By: Victoria Brazil (@SocraticEM)
Cognitive load theory (CLT) is relevant for our simulation design, delivery, and debriefing. By carefully applying this theory, we can better match our scenario design to the zone of proximal development for individual and team learning. We can use cognitive load as a useful construct (and terminology) for helping teams reflect on performance in a debrief. CLT is relevant for our own cognitive load and performance as simulation faculty. But understanding and managing cognitive load ideally involves some measurement of it, and this is challenging. However, we may have reached a technology tipping point; it might be that directly measuring brain activity using functional near-infrared spectroscopy (fNIRS) is possible and useful.
But lets wind back a bit…
Cognitive load theory and simulation
Cognitive load refers to the amount of mental effort required to process information and perform tasks. It is influenced by the complexity of the task, the individual’s prior knowledge and experience, and the available cognitive resources. See Adam Szuleski’s brilliant work for more comprehensive discussion of CLT, and this article from Gabe Reedy on CLT and simulation, but briefly…
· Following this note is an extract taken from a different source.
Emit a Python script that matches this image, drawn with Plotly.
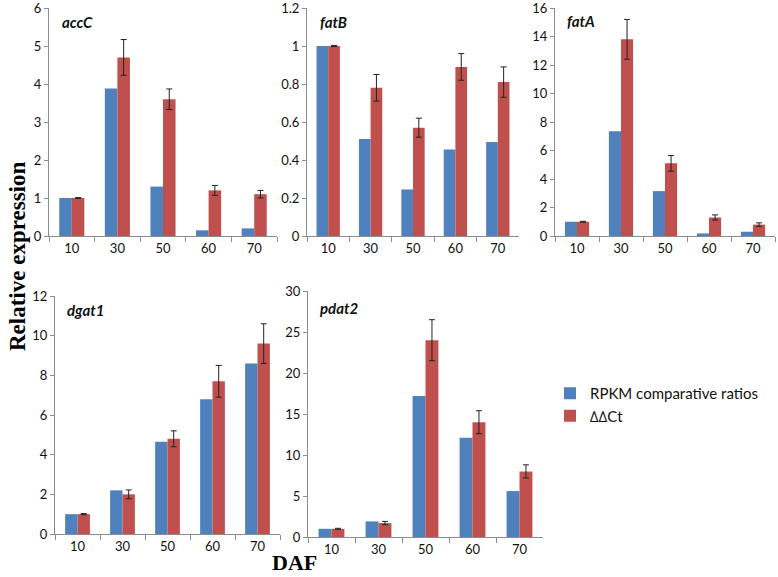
import plotly.graph_objects as go

W, H = 778, 577

categories = ["10", "30", "50", "60", "70"]

genes = ["accC", "fatB", "fatA", "dgat1", "pdat2"]

rpkm = {
    "accC": [1.0, 3.88, 1.3, 0.15, 0.2],
    "fatB": [1.0, 0.51, 0.245, 0.455, 0.495],
    "fatA": [1.0, 7.35, 3.15, 0.18, 0.3],
    "dgat1": [1.0, 2.2, 4.65, 6.8, 8.6],
    "pdat2": [1.0, 1.9, 17.2, 12.1, 5.6],
}
ddct = {
    "accC": [1.0, 4.7, 3.6, 1.2, 1.1],
    "fatB": [1.0, 0.78, 0.57, 0.89, 0.81],
    "fatA": [1.0, 13.8, 5.1, 1.3, 0.8],
    "dgat1": [1.0, 2.0, 4.8, 7.7, 9.6],
    "pdat2": [1.0, 1.7, 24.0, 14.0, 8.0],
}
ddct_err = {
    "accC": [0.01, 0.47, 0.27, 0.13, 0.1],
    "fatB": [0.003, 0.07, 0.05, 0.07, 0.08],
    "fatA": [0.03, 1.4, 0.55, 0.18, 0.12],
    "dgat1": [0.03, 0.22, 0.4, 0.8, 1.0],
    "pdat2": [0.06, 0.2, 2.5, 1.4, 0.8],
}
y_max = {"accC": 6, "fatB": 1.2, "fatA": 16, "dgat1": 12, "pdat2": 30}
y_dtick = {"accC": 1, "fatB": 0.2, "fatA": 2, "dgat1": 2, "pdat2": 5}

series_names = ["RPKM comparative ratios", "\u2206\u2206Ct"]
BLUE = "#4F81BD"
RED = "#C0504D"

# pixel boxes (left, right, top, bottom)
boxes = {
    "accC": (49, 277, 8, 236),
    "fatB": (307, 519, 8, 236),
    "fatA": (555, 775, 8, 236),
    "dgat1": (55, 280, 296, 534),
    "pdat2": (308, 543, 291, 537),
}
label_pos = {
    "accC": (60, 22),
    "fatB": (318, 22),
    "fatA": (565, 21),
    "dgat1": (65, 310),
    "pdat2": (318, 308),
}

tick_font = dict(family="Lato, 'Open Sans', sans-serif", size=13, color="#111")
axis_col = "#8c8c8c"

fig = go.Figure()
layout = {}
annotations = []
for i, g in enumerate(genes):
    n = "" if i == 0 else str(i + 1)
    xa, ya = "x" + n, "y" + n
    l, r, t, b = boxes[g]
    fig.add_trace(go.Bar(
        x=categories, y=rpkm[g], name=series_names[0], marker_color=BLUE,
        marker_line_width=0, xaxis=xa, yaxis=ya, showlegend=(i == 0),
        legendgroup="a", offsetgroup="a"))
    fig.add_trace(go.Bar(
        x=categories, y=ddct[g], name=series_names[1], marker_color=RED,
        marker_line_width=0, xaxis=xa, yaxis=ya, showlegend=(i == 0),
        legendgroup="b", offsetgroup="b",
        error_y=dict(type="data", array=ddct_err[g], color="#222",
                     thickness=1, width=3)))
    layout["xaxis" + n] = dict(
        domain=[l / W, r / W], anchor=ya, type="category", automargin=False,
        showline=True, linecolor=axis_col, linewidth=1,
        ticks="outside", tickson="boundaries", ticklen=5, tickcolor=axis_col,
        tickfont=tick_font, showgrid=False, zeroline=False, fixedrange=True,
        ticklabeloverflow="allow")
    layout["yaxis" + n] = dict(
        domain=[1 - b / H, 1 - t / H], anchor=xa, range=[0, y_max[g]],
        automargin=False, ticklabeloverflow="allow",
        dtick=y_dtick[g], showline=True, linecolor=axis_col, linewidth=1,
        ticks="outside", ticklen=4, tickcolor=axis_col, tickfont=tick_font,
        showgrid=False, zeroline=False, fixedrange=True)
    lx, ly = label_pos[g]
    annotations.append(dict(
        text="<b><i>%s</i></b>" % g, x=lx / W, y=1 - ly / H, xref="paper",
        yref="paper", xanchor="left", yanchor="middle", showarrow=False,
        font=dict(family="Lato, 'Open Sans', sans-serif", size=15, color="#111")))

annotations.append(dict(
    text="<b>Relative expression</b>", x=17 / W, y=1 - 256 / H, xref="paper",
    yref="paper", xanchor="center", yanchor="middle", showarrow=False,
    textangle=-90,
    font=dict(family="'Liberation Serif', 'Times New Roman', serif", size=23,
              color="#000")))
annotations.append(dict(
    text="<b>DAF</b>", x=294 / W, y=0, xref="paper", yref="paper",
    xanchor="center", yanchor="bottom", showarrow=False,
    font=dict(family="'Liberation Serif', 'Times New Roman', serif", size=22,
              color="#000")))

fig.update_layout(
    **layout,
    annotations=annotations,
    width=W, height=H,
    margin=dict(l=0, r=0, t=0, b=0, autoexpand=False),
    paper_bgcolor="white", plot_bgcolor="white",
    barmode="group", bargap=0.45, bargroupgap=0,
    legend=dict(x=550 / W, y=1 - 377 / H, xanchor="left", yanchor="top",
                font=dict(family="Lato, 'Open Sans', sans-serif", size=15,
                          color="#111"),
                itemwidth=30, tracegroupgap=0, bgcolor="rgba(0,0,0,0)"),
    showlegend=True,
)

fig.write_html("out.html", config={"displayModeBar": False},
               post_script="document.body.style.margin='0px';document.body.style.overflow='hidden';")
Cognitive load can be categorized into three types:
- Intrinsic Load: This is the inherent difficulty of the task itself. Some tasks naturally require more mental effort due to their complexity, novelty, or the amount of information involved.
- Extraneous Load: This refers to the unnecessary cognitive load imposed by instructional design or environmental factors. Poorly designed simulations or distractions can contribute to extraneous load, diverting cognitive resources from the task at hand.
- Germane Load: This is the desirable cognitive load that facilitates learning and skill acquisition. It involves the construction and automation of mental schemas, enabling the learner to process information more efficiently over time.
Ideally, our simulations optimize germane load and minimize extraneous load. But – to guide our design and delivery – how do we know if our participants are ‘cognitively overloaded’?
Measuring Cognitive Load
Excellent work has been done in the area of cognitive load measurement in simulation. There are subjective measures, such as self-report questionnaires and ratings of mental effort, and objective measures, such as physiological and behavioral indicators. One widely used subjective measure of cognitive load is the NASA Task Load Index (NASA-TLX). Developed by NASA in the 1980s, this is a multidimensional rating scale that assesses different aspects of cognitive load experienced by individuals during a task. It provides a holistic measure by considering multiple dimensions, including mental, physical, and temporal demands, as well as effort, frustration, and performance. It forms the basis of the newly developed simulation task load index (SIM-TLX).
Maybe physiology is a better measure?
Subjective measures of CLT have been limited by the requirement for retrospective assessment. Maybe objective, physiologic, indicators of cognitive load, including pupillometry, eye tracking, electrocardiography (ECG), electroencephalography, and galvanic skin response (GSR) can afford less intrusive real‐time data capture. Ruberto et al. measured simulation participants cognitive load in real time through a combination of ECG and galvanic skin response. They adapted simulation difficulty to the participant’s cognitive load, by changes in the simulated patient’s symptoms.
And maybe … Functional near-infrared spectroscopy (fNIRS)
Bahr and colleagues offer us an insight into the potential of fNIRS for measuring cognitive load in simulations.1 Functional near-infrared spectroscopy (fNIRS) measures changes in blood oxygenation and deoxygenation in the brain by detecting near-infrared light absorption. An fNIRS device is worn as headgear with embedded light sources and detectors. Unlike fMRIs, devices are lightweight, portable, and can be easily worn during simulation training (without looking like a cyborg). They do not require participants to lie in a confined space, allowing for more naturalistic assessments. Apparently fNRIS has a wide range of applications; drowsiness detection in driving, elite sports training, altitude research, rehabilitation and much more.
In the article, the authors tested fNRIS devices worn by team leaders in paediatric cardiac arrest scenarios, and they found quite good correlation between the data captured by the device and cognitively demanding critical events in the resuscitation. They high light the potential for “future simulation research through objective determination of which aspects of care are associated with higher cognitive load and may be high-yield targets for education or systems improvement.”
So, is this the future for simulation training?
Learners wearing fNIRS headbands (or other biometric sensors) as we measure their cognitive load in real time? Is this a research tool to aid simulation design? Or will we use it to design healthcare team structure and function to balance cognitive load in teams? It might be all of these, but I think we’re past the ‘gimmick’ phase and can look forward to more work in this area.
Bahr, N., Ivankovic, J., Meckler, G. et al. Measuring cognitively demanding activities in pediatric out-of-hospital cardiac arrest. Adv Simul 8, 15 (2023).